Using sandcastle to cope with a tidal wave of stories
SUMMA prototype for internal media monitoring
The BBC World Service is an international multimedia broadcaster, delivering a wide range of services in 42 languages on radio, TV, online and via handheld devices. The different language teams deliver world class, original journalism to an audience of over 376 million people every week.
But with each team working in a different language sharing stories between World Service teams to better serve audiences all around the world is challenging. And this is where the BBC’s DigiHub comes in…
They are a small team based mainly in the BBC World Service whose aim is to increase the reach of stories within World Service teams and to widen the news agenda on all language services. They have a special focus on serving young and female audiences.
The team focuses on creating original output or sharing stories that have performed well for one or more languages services, including English, and that they think could also perform well more generally across other language services.
The DigiHub team uses a variety of tools to help identify content that could be shared more widely, but no one tool functions as a one-stop shop to find suitable stories. These tools also all rely on the user speaking other languages to read the headlines and establish whether a story has been published in different languages.
The killer application of a tool such as this would exploit automation and machine learning technology to allow the DigiHub team the ability to respond more rapidly to breaking or trending news. Using machine learning to predict which stories are about to trend, before they do, allows the team to identify translate and publish before the story begins to trend, hopefully delighting our audience that the stories they want to read are available in their language when they want to read them.
How could SUMMA tech help?
A core use case of the SUMMA project has been that of “internal media monitoring”. That is, allowing a large news organisation which publishes content in many languages to look at its own multi-lingual output and help news teams look across news stories which may be in languages they do not understand.
Primarily this internal media monitoring use case has been driven by our SUMMA partners Deutsche Welle, but it became clear that internal media monitoring could be a huge benefit to BBC world service too.

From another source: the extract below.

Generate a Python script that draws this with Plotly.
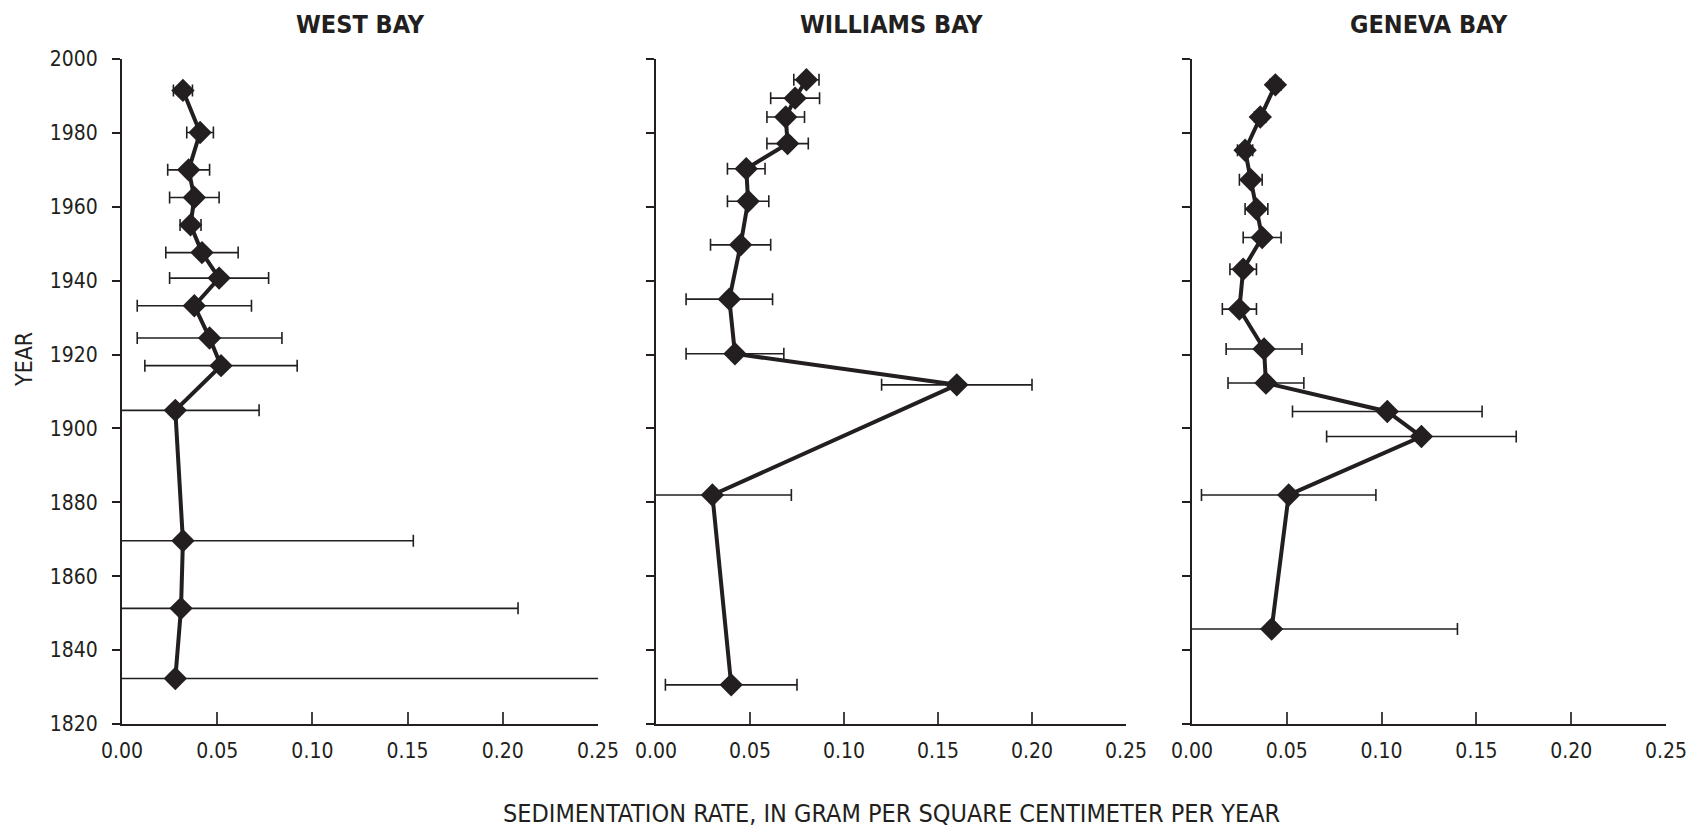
import plotly.graph_objects as go

# ---------------- data ----------------
west_year = [1991.5, 1980.1, 1970.0, 1962.5, 1955.1, 1947.6, 1940.7, 1933.2, 1924.5, 1917.0, 1904.9, 1869.6, 1851.3, 1832.3]
west_rate = [0.032, 0.041, 0.035, 0.038, 0.036, 0.042, 0.051, 0.038, 0.046, 0.052, 0.028, 0.032, 0.031, 0.028]
west_err = [0.005, 0.007, 0.011, 0.013, 0.0055, 0.019, 0.026, 0.030, 0.038, 0.040, 0.044, 0.121, 0.177, 0.25]

williams_year = [1994.4, 1989.4, 1984.3, 1977.1, 1970.3, 1961.5, 1949.7, 1935.0, 1920.2, 1911.8, 1882.0, 1830.6]
williams_rate = [0.080, 0.074, 0.069, 0.070, 0.048, 0.049, 0.045, 0.039, 0.042, 0.160, 0.030, 0.040]
williams_err = [0.0067, 0.013, 0.010, 0.011, 0.010, 0.011, 0.016, 0.023, 0.026, 0.040, 0.042, 0.035]

geneva_year = [1993.0, 1984.3, 1975.3, 1967.3, 1959.4, 1951.7, 1943.1, 1932.3, 1921.5, 1912.3, 1904.6, 1897.8, 1882.0, 1845.7]
geneva_rate = [0.044, 0.036, 0.028, 0.031, 0.034, 0.037, 0.027, 0.025, 0.038, 0.039, 0.103, 0.121, 0.051, 0.042]
geneva_err = [0.003, 0.003, 0.004, 0.006, 0.006, 0.010, 0.007, 0.009, 0.020, 0.020, 0.050, 0.050, 0.046, 0.098]

panel_titles = ["WEST BAY", "WILLIAMS BAY", "GENEVA BAY"]
x_title = "SEDIMENTATION RATE, IN GRAM PER SQUARE CENTIMETER PER YEAR"
y_title = "YEAR"

# ---------------- style ----------------
FONT = "Liberation Sans Narrow, Arial Narrow, DejaVu Sans Condensed, sans-serif"
INK = "#231f20"
W, H = 1690, 830


def px_x(p):
    return p / W


def px_y(p):
    return 1 - p / H


panel_px = [(122, 598), (656, 1126), (1192, 1666)]
y_top_px, y_bot_px = 59, 724
ydom = [px_y(y_bot_px), px_y(y_top_px)]

fig = go.Figure()
series = [(west_rate, west_year, west_err),
          (williams_rate, williams_year, williams_err),
          (geneva_rate, geneva_year, geneva_err)]

for i, (rx, yy, ee) in enumerate(series):
    n = "" if i == 0 else str(i + 1)
    fig.add_trace(go.Scatter(
        x=rx, y=yy, mode="lines+markers",
        xaxis="x" + n, yaxis="y" + n,
        line=dict(color=INK, width=4),
        marker=dict(symbol="diamond", size=18, color=INK),
        error_x=dict(type="data", array=ee, symmetric=True, color=INK, thickness=1.6, width=6),
        showlegend=False, cliponaxis=False, hoverinfo="skip",
    ))

layout = dict(
    width=W, height=H, margin=dict(l=0, r=0, t=0, b=0, autoexpand=False),
    paper_bgcolor="white", plot_bgcolor="white",
    font=dict(family=FONT, color=INK, size=21),
    showlegend=False,
)

for i, (l, r) in enumerate(panel_px):
    n = "" if i == 0 else str(i + 1)
    dom = [px_x(l), px_x(r)]
    layout["xaxis" + n] = dict(
        domain=dom, range=[0, 0.25], dtick=0.05, tick0=0, tickformat=".2f",
        showgrid=False, zeroline=False, showline=True, linecolor=INK, linewidth=2,
        ticks="inside", ticklen=12, tickwidth=1.5, tickcolor="#444",
        anchor="y" + n, ticklabelstandoff=7, automargin=False, ticklabeloverflow="allow",
        tickfont=dict(family=FONT, size=21, color=INK),
    )
    layout["yaxis" + n] = dict(
        domain=ydom, range=[1820, 2000], dtick=20, tick0=1820,
        showgrid=False, zeroline=False, showline=True, linecolor=INK, linewidth=2,
        ticks="outside", ticklen=8, tickwidth=1.5, tickcolor=INK,
        anchor="x" + n, showticklabels=(i == 0), ticklabelstandoff=10, automargin=False,
        ticklabeloverflow="allow",
        tickfont=dict(family=FONT, size=21, color=INK),
    )
    # top frame (grey line with inside ticks) and right frame (grey line)
    k = str(i + 4)
    layout["xaxis" + k] = dict(
        overlaying="x" + n, anchor="y" + n, side="top", range=[0, 0.25], dtick=0.05, tick0=0,
        showgrid=False, zeroline=False, showline=True, linecolor="#8a8a8a", linewidth=1.5,
        ticks="inside", ticklen=12, tickwidth=1.5, tickcolor="#666", showticklabels=False,
        automargin=False,
    )
    layout["yaxis" + k] = dict(
        overlaying="y" + n, anchor="x" + n, side="right", range=[1820, 2000],
        showgrid=False, zeroline=False, showline=True, linecolor="#8a8a8a", linewidth=1.5,
        ticks="", showticklabels=False, automargin=False,
    )

fig.update_layout(**layout)

ann = []
for i, (l, r) in enumerate(panel_px):
    ann.append(dict(text=panel_titles[i], x=px_x((l + r) / 2), y=px_y(24), xref="paper", yref="paper",
                    xanchor="center", yanchor="middle", showarrow=False,
                    font=dict(family=FONT, size=25, color=INK, weight="bold")))
ann.append(dict(text=x_title, x=px_x(891), y=px_y(813), xref="paper", yref="paper",
                xanchor="center", yanchor="middle", showarrow=False,
                font=dict(family=FONT, size=25, color=INK)))
ann.append(dict(text=y_title, x=px_x(24), y=px_y(360), xref="paper", yref="paper",
                xanchor="center", yanchor="middle", showarrow=False, textangle=-90,
                font=dict(family=FONT, size=23, color=INK)))
fig.update_layout(annotations=ann)

fig.write_html(
    "out.html",
    config={"displayModeBar": False},
    post_script="document.body.style.margin='0';document.documentElement.style.overflow='hidden';",
)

The purpose of this prototype – which we named Sandcastle – was to investigate whether a combination of the SUMMA technologies could help the DigiHub. We decided to use the following modules in the prototype:
- The translation modules to translate headlines from Arabic, Russian, Farsi and Spanish into English, as the DigiHub team all share English as a common language.

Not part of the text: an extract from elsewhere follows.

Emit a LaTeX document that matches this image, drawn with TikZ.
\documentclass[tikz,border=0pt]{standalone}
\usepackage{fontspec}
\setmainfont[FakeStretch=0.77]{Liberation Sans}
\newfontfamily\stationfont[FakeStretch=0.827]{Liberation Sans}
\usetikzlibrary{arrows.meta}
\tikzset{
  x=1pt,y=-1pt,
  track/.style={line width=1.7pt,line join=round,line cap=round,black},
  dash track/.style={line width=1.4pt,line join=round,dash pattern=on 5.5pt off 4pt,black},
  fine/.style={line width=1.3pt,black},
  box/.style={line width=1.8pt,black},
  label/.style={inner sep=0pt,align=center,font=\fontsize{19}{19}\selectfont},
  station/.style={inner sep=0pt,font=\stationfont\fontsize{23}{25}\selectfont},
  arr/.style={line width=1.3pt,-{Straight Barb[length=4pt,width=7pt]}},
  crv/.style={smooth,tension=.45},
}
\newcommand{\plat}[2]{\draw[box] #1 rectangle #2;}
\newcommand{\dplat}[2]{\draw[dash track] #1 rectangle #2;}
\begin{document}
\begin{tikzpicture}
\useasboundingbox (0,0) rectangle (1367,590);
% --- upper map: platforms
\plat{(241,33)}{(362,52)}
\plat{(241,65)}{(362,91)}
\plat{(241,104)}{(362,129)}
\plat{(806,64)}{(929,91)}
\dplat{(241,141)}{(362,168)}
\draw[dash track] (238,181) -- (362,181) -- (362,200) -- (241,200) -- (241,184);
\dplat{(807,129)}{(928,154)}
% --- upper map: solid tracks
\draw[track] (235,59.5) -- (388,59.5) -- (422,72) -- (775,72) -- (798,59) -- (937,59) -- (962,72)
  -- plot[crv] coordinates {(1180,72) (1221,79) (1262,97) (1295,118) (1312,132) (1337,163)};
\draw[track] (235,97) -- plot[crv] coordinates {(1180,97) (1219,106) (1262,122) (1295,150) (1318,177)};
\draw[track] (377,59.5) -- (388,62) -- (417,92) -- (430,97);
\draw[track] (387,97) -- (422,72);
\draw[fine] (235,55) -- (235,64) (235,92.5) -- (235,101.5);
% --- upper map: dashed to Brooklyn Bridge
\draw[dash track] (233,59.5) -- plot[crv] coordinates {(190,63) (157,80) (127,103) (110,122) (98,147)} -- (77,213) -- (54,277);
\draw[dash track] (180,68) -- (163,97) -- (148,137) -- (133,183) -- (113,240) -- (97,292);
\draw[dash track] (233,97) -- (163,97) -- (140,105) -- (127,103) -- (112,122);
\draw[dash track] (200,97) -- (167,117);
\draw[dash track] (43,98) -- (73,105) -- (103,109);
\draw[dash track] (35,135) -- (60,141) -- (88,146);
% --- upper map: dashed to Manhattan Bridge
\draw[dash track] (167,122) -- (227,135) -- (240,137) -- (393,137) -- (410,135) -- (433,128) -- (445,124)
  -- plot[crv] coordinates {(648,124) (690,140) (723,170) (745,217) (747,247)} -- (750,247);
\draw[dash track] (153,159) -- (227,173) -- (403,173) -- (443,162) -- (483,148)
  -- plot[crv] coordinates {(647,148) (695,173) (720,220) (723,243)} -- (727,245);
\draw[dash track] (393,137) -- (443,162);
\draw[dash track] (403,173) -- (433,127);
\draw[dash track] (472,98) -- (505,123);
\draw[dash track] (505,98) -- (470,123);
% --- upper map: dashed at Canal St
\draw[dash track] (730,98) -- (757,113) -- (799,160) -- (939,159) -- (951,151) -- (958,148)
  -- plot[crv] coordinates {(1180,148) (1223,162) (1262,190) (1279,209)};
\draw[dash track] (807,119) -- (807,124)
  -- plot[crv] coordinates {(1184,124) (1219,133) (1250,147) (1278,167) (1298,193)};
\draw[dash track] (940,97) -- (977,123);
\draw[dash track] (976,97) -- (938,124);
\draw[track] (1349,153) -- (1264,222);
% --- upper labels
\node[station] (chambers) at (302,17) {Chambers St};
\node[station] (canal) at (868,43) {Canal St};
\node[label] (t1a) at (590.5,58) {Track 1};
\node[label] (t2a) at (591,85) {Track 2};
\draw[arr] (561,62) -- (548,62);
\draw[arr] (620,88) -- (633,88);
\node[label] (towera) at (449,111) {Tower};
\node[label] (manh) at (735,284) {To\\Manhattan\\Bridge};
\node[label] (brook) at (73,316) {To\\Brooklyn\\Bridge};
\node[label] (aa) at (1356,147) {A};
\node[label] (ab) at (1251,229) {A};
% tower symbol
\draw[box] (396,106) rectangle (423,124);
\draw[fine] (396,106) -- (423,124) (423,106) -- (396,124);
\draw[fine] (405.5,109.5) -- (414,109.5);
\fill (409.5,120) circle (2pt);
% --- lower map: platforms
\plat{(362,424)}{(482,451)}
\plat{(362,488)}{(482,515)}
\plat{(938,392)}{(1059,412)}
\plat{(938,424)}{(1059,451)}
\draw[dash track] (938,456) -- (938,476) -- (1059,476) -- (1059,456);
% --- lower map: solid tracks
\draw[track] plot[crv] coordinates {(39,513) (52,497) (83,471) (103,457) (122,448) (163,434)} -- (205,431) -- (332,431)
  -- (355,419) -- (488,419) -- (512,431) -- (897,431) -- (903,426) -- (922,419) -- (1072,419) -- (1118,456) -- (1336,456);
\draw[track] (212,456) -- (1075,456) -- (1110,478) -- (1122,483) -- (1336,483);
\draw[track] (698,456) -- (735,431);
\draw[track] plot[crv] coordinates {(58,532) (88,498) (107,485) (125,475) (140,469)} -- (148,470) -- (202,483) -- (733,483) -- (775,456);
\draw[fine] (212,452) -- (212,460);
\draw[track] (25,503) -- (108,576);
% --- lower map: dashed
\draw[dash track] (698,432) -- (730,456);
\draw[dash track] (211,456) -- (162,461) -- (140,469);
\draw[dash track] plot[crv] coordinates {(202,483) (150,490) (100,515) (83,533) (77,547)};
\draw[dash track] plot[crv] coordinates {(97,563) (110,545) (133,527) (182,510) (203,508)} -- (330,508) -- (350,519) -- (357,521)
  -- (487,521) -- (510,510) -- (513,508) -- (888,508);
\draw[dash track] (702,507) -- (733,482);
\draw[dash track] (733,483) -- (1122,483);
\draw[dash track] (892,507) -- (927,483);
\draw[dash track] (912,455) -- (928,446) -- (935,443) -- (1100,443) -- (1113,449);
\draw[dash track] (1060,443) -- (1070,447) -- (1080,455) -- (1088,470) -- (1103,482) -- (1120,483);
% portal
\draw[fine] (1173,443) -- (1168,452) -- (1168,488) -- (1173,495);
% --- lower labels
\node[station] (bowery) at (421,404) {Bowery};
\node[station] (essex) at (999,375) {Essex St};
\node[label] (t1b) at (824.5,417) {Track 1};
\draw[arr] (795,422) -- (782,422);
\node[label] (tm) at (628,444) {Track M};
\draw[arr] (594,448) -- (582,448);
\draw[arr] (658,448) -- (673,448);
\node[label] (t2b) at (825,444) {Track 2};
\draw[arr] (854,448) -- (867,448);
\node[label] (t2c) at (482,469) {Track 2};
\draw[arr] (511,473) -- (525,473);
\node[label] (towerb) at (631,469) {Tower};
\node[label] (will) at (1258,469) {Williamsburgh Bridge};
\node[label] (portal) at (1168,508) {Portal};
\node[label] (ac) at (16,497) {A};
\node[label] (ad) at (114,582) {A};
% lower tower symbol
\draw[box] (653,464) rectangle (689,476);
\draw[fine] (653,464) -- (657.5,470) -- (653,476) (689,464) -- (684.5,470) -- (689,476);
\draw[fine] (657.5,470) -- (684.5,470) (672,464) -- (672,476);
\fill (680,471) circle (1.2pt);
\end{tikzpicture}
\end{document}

- The clustering module to determine whether the same story had been published in English, Arabic, Russian, Farsi or Spanish. We don’t want to mark a story for publication in a language if it has already been published in that language.
- The summarisation module to present condensed bullet points, in English, to the user so they could quickly understand what the story was about and decide whether it is worthy of publication across languages or if the alert is false.

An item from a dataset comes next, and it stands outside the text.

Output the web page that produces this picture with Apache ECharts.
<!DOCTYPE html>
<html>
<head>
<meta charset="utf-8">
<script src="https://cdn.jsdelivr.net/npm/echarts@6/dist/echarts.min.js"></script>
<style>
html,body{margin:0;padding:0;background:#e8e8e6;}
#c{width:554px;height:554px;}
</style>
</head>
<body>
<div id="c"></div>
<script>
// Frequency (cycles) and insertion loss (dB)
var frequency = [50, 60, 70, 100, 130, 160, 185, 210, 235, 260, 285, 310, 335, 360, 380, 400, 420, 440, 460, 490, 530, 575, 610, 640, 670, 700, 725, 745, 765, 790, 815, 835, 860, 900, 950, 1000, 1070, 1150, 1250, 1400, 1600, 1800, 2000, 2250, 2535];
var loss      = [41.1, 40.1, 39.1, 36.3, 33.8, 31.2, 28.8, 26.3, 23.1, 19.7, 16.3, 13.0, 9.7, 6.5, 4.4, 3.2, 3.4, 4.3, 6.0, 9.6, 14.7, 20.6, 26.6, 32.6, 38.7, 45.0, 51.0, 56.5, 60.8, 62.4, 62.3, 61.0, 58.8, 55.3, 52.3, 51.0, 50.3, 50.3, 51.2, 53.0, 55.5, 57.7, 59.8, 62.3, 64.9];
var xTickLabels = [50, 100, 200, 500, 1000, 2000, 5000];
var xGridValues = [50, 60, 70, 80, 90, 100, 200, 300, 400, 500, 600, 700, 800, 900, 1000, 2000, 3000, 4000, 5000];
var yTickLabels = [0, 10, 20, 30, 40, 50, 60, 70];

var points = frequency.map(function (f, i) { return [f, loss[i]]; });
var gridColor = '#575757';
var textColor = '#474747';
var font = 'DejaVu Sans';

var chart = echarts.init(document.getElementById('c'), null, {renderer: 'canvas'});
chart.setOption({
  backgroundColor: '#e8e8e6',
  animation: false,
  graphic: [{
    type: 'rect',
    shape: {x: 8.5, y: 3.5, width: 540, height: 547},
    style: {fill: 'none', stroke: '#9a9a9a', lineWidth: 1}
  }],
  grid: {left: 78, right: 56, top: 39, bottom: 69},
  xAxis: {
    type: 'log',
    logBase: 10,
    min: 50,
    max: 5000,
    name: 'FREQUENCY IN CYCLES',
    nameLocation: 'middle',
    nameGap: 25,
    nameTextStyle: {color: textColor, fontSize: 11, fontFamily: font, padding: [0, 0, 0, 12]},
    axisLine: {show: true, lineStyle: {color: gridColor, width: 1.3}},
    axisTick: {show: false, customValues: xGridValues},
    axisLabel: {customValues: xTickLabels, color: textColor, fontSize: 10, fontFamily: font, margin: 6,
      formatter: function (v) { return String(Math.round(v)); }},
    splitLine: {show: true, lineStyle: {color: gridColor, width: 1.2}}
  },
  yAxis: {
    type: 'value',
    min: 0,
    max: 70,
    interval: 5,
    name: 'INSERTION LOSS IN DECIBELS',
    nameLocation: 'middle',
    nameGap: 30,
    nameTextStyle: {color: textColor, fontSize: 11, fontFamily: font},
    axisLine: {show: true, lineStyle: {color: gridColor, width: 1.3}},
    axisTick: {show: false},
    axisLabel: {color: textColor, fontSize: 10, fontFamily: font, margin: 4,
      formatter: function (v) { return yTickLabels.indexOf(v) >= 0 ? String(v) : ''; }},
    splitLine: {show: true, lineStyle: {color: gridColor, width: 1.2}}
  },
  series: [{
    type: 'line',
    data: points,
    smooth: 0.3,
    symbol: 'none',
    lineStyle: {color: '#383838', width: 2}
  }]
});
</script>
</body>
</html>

In addition to the SUMMA technologies, the prototype also used:
- A custom algorithm, the Trending Predictor, which was trained to predict which stories would trend, based on patterns established from historic data. This would allow the team to access and share stories in a more timely manner, while the stories are still current and likely to perform well.
- An integration was built to send the alerts to a specified channel on the BBC’s internal Slack
The diagram below shows how the various SUMMA technologies were re-assembled to power the Sandcastle alerter, and how these were integrated with the BBC’s systems and the BBC News Labs trending story predictor module.
What did we do?
The first version of Sandcastle worked solely on an integration with a web analytics tool, to send alerts to Slack based on the data of concurrent views. This allowed us to get some early feedback from the DigiHub team on what information they needed in an alert, and whether the right kind of story was being returned.
The refined Sandcastle system integrated the SUMMA translation, summarisation and clustering technologies, along with a Trending Story Predictor API (developed by by BBC News Labs), and then alerted the results to Slack. Slack was identified as the ideal interface for Sandcastle as the team used it already, and hence adding an “alerts” channel would not be a burden.
The inclusion of the Trending Story Predictor ensures the DigiHub team are only alerted to stories predicted to be trending.
What did we learn?
Following a period of trialling the Sandcastle tool, we asked the DigiHub team for their feedback.
Had the Sandcastle tool been used? What, if anything, had been useful? What were barriers to greater use? What might make the tool more useful? What need is there that this tool is not meeting?
The DigiHub team were excited about the Sandcastle tool and offerd some useful guidance as to how it can be further developed. Feedback included:
- A higher threshold for predicting trending stories, with concentrated effort on the very best stories
- More coherent summaries
- Inclusion of English language stories
- An awareness of newsworthiness to filter out very time sensitive stories
- Engagement metrics for stories and figures on how much a story had been shared
However, the team’s editor stressed that they would highly value a tool that could flag up must-not-miss ‘gems’ from across the World Service and that Sandcastle was a step in this direction. We hope to further develop Sandcastle during 2019 and ultimately would like to see it being an essential tool powering the BBC’s world service output.